Shortly before his death, in Rossholzen, November 6, 1985, Martin-Amorbach confessed in an interview to the Israelian writer Irith Dublon-Knebel: ‘My bad luck was that Hitler liked my paintings, I suffer from that to this day’. 
Oskar Martin-Amorsbach died in 1987 in Rossholzen/ Samerberg.
In 1989 ‘Der Sämann’ ('The Sower', GDK 1937) was shown in Paris during the exhibit ‘Munich 1937, l’art diffamé, l’art acclamé, organised by the Goethe Institute at Paris.

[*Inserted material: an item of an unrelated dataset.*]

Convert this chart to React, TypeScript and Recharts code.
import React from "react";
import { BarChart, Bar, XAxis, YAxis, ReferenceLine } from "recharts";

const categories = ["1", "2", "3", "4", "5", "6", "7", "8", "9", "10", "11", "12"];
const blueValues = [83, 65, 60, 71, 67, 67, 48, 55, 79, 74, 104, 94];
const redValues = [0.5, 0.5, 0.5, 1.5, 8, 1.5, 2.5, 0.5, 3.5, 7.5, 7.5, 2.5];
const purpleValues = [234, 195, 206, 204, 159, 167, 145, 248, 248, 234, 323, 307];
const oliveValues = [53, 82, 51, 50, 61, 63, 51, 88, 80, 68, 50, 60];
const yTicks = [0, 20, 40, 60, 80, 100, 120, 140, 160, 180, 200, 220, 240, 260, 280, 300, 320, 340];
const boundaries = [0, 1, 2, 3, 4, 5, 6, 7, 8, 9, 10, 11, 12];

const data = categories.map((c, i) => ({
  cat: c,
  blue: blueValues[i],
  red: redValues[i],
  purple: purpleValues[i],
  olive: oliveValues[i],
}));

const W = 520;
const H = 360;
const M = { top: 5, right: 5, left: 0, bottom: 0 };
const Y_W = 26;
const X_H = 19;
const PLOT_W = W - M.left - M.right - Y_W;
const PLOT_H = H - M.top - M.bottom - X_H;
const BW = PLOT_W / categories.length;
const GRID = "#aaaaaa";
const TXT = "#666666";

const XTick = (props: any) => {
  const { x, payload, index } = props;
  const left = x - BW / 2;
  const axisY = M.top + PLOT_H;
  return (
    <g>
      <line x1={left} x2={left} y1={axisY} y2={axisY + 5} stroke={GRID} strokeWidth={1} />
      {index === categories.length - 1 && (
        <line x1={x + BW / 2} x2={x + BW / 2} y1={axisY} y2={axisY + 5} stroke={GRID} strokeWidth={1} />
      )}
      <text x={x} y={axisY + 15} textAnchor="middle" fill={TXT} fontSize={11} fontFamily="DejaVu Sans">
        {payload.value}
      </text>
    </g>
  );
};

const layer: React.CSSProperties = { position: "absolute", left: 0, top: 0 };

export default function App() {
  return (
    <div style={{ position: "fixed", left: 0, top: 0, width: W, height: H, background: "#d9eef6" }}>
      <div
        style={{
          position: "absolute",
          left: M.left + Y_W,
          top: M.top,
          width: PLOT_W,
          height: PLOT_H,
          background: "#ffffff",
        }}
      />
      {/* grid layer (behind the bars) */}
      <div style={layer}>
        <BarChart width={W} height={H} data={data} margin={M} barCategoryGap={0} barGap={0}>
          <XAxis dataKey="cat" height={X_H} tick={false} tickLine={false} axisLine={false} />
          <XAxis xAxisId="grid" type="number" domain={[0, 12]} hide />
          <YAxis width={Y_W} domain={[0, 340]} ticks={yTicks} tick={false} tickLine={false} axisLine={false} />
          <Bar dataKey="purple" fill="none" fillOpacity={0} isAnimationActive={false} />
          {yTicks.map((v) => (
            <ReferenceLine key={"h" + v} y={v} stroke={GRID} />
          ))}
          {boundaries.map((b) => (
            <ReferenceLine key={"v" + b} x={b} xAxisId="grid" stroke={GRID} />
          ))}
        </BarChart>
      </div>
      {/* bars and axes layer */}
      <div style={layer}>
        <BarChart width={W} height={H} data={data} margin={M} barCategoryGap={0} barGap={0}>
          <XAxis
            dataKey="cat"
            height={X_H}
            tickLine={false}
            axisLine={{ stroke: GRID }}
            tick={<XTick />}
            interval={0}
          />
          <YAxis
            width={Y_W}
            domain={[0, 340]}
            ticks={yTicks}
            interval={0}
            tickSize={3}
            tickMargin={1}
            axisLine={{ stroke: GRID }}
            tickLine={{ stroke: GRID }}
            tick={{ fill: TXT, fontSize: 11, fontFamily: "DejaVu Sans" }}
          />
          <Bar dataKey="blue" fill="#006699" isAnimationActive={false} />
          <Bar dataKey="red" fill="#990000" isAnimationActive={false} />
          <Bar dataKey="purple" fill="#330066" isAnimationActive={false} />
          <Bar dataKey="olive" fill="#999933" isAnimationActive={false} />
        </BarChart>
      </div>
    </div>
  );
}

The Deutches Historisches Museum is in the possession of ‘Abend’, ‘Der Sämann’, ‘Im Tagewerk’ and ‘Sie fahren den Tod’. 'Der Sämann' and 'Im Tagewerk' were displayed in 1977 at the Exhibition ‘Deutschland 1930-1939, Verbot, Anpassung, Exil’ in Kunsthaus Zürich, Switzerland; later these two works were displayed at the exhibition ‘Aufstieg und Fall der Moderne‘, Weimar, 1999. 'Ernterast' was displayed during the ‘German Culture Festival’, 1992, Washington; depicted in the ‘Chicago Tribune’, 14 June 1992. 'Der Sämann was also displayed at the exhibition 'The Romantic Spirit in German Art 1790 - 1990', organised by the Royal Scottish Academy, Edingburgh/ London, 1994/95. ‘Feierabend an der Pferdetränke’ (‘Quitting time at the Drinking Trough’), signed 1948, was displayed at the exhibition ‘Ingolstädter Maler und Bildhauer im 19. und 20. Jahrhundert, 2009/2010, Stadtmuseum Ingolstadt. 'Madonna with Jesus Child' and 'Madonna', by Martin Amorbach (both in possession of the Städtische Galerie Rosenheim) were displayed at the exhibition 'Vermacht, Verfallen, Verdrängt, -Kunst und Nationalsozialismus', 2017.